Lines containing the word "this" should be extracted in full.

Entries with chart source code:

━━━━━━━━━━

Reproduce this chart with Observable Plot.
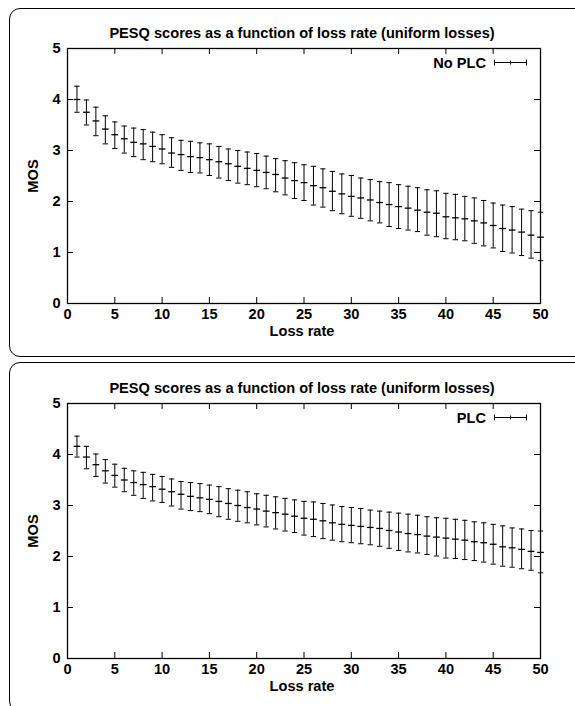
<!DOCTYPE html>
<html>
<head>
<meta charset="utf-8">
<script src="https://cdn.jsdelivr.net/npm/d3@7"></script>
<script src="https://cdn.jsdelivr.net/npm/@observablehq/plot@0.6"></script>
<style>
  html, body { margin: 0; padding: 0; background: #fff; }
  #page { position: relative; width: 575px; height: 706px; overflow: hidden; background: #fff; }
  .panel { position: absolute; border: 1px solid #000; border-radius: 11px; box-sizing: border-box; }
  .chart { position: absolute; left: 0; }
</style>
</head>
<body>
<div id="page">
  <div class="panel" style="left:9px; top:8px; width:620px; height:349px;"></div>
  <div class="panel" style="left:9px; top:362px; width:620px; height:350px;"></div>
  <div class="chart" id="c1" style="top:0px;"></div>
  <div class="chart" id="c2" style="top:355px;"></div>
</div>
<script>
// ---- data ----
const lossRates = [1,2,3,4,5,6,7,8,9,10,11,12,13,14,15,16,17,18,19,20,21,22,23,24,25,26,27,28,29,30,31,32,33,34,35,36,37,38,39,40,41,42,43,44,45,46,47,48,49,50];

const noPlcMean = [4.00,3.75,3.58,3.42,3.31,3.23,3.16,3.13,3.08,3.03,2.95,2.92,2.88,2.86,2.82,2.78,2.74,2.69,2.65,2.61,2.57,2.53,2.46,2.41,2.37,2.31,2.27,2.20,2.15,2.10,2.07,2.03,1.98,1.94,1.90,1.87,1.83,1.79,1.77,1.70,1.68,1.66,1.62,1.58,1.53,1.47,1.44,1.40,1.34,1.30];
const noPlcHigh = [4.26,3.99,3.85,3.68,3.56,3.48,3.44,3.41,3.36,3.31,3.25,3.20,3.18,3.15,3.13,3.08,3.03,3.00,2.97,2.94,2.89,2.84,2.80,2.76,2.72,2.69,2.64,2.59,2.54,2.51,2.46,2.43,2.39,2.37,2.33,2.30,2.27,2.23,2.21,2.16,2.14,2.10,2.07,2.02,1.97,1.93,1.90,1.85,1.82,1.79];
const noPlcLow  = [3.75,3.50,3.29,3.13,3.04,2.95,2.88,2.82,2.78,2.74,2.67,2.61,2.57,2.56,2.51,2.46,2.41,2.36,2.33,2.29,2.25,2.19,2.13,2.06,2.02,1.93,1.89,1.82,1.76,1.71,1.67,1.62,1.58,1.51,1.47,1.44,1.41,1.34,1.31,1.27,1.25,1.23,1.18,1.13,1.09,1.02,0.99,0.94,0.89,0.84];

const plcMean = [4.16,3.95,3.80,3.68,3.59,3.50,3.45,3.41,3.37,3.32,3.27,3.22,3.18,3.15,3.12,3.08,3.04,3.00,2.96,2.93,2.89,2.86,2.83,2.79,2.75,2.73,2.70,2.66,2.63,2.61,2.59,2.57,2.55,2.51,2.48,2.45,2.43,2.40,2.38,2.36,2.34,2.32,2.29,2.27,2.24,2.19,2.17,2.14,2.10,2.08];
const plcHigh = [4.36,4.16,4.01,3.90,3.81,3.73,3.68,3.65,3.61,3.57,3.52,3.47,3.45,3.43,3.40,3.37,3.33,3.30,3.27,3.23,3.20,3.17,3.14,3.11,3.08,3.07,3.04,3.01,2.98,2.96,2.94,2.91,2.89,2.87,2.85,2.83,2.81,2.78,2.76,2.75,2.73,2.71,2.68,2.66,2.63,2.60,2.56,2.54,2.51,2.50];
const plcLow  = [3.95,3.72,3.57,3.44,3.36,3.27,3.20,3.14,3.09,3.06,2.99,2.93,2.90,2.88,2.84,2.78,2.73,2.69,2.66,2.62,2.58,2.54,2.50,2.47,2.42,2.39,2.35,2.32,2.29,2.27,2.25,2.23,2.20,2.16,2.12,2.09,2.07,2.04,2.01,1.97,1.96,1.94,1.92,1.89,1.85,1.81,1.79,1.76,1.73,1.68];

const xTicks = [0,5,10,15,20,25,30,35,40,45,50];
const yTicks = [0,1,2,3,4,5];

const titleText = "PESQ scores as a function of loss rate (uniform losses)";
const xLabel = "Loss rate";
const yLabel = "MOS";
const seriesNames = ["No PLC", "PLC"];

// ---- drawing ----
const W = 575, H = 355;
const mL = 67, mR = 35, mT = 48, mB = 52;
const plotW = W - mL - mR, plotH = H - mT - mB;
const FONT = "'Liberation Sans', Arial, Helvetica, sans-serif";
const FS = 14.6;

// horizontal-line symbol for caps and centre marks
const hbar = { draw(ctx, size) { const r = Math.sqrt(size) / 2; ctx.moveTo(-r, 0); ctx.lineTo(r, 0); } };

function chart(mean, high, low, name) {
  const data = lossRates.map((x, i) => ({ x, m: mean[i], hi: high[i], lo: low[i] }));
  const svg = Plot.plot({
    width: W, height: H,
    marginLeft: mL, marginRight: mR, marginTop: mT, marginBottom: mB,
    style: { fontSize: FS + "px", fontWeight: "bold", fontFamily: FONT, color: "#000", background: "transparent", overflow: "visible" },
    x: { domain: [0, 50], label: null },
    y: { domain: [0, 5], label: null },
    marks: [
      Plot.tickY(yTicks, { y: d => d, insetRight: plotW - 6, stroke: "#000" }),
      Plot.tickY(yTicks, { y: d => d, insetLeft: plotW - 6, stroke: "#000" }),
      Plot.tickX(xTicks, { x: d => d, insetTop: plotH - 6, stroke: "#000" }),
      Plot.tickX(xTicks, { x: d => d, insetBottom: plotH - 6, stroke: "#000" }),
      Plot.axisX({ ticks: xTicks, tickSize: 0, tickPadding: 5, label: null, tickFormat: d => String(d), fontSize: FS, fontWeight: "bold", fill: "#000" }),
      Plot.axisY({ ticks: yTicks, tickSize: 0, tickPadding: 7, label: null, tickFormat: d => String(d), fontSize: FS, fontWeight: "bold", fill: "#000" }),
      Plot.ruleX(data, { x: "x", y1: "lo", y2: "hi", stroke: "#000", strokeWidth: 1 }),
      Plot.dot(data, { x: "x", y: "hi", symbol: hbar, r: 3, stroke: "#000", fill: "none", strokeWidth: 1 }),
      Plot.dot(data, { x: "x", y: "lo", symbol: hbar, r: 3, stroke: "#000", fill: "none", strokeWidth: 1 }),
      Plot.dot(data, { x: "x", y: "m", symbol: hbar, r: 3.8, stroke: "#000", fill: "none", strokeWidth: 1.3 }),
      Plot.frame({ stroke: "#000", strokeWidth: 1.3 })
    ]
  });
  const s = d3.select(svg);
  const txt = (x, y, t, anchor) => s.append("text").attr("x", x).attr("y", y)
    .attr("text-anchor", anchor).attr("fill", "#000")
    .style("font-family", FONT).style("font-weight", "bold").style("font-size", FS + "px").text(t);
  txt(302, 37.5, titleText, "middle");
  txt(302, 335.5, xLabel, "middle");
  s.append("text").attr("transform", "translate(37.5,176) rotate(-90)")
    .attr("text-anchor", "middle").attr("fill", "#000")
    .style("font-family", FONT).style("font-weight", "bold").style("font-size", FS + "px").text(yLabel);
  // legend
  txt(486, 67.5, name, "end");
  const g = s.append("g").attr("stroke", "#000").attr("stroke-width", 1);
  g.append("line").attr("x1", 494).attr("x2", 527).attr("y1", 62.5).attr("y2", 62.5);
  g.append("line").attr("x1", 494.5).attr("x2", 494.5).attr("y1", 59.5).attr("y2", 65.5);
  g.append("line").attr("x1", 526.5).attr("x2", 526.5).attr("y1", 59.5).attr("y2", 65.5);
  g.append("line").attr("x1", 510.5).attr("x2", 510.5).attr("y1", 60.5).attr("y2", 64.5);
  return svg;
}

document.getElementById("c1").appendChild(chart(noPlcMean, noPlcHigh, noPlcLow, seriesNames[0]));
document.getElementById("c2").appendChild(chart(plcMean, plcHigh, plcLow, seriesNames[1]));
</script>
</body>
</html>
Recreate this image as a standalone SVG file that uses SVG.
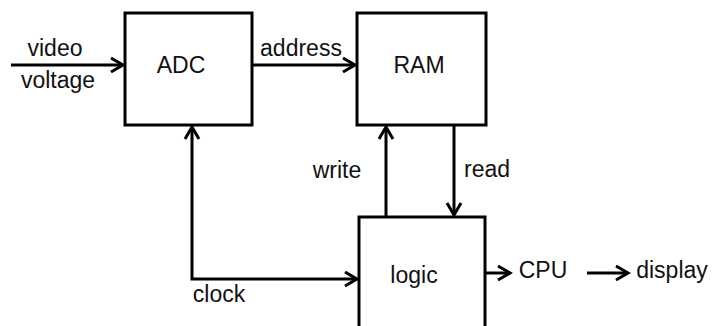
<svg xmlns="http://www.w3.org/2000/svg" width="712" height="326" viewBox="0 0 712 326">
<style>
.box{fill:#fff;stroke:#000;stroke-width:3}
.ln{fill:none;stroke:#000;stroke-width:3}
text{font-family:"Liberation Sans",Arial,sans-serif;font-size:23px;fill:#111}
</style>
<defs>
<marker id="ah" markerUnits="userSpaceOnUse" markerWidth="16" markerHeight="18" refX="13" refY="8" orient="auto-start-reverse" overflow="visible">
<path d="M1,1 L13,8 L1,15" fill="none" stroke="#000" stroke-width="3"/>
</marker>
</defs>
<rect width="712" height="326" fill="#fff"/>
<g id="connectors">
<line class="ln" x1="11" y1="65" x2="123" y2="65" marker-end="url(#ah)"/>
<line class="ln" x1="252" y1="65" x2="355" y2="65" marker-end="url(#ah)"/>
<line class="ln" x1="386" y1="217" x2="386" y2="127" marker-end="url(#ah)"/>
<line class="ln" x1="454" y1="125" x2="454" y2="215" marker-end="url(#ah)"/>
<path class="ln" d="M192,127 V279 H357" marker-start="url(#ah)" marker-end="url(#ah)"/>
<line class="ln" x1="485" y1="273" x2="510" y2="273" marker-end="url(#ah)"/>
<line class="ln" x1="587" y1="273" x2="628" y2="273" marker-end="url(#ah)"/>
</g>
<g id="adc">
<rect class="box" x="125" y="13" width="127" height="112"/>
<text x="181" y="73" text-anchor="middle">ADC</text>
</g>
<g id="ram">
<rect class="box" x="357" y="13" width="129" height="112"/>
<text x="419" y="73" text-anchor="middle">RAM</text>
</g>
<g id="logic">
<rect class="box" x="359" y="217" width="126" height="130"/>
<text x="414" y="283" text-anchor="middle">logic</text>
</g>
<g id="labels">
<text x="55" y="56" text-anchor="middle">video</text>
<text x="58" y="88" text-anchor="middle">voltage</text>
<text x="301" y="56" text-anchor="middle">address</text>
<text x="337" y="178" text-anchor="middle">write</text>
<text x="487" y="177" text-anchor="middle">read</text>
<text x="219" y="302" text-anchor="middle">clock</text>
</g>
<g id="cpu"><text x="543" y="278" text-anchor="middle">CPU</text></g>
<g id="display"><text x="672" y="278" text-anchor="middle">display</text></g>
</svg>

━━━━━━━━━━

## [RESULT OF THE EXERCISE]
Reproduce this chart with Observable Plot.
Recreate this image as a standalone SVG file that uses SVG.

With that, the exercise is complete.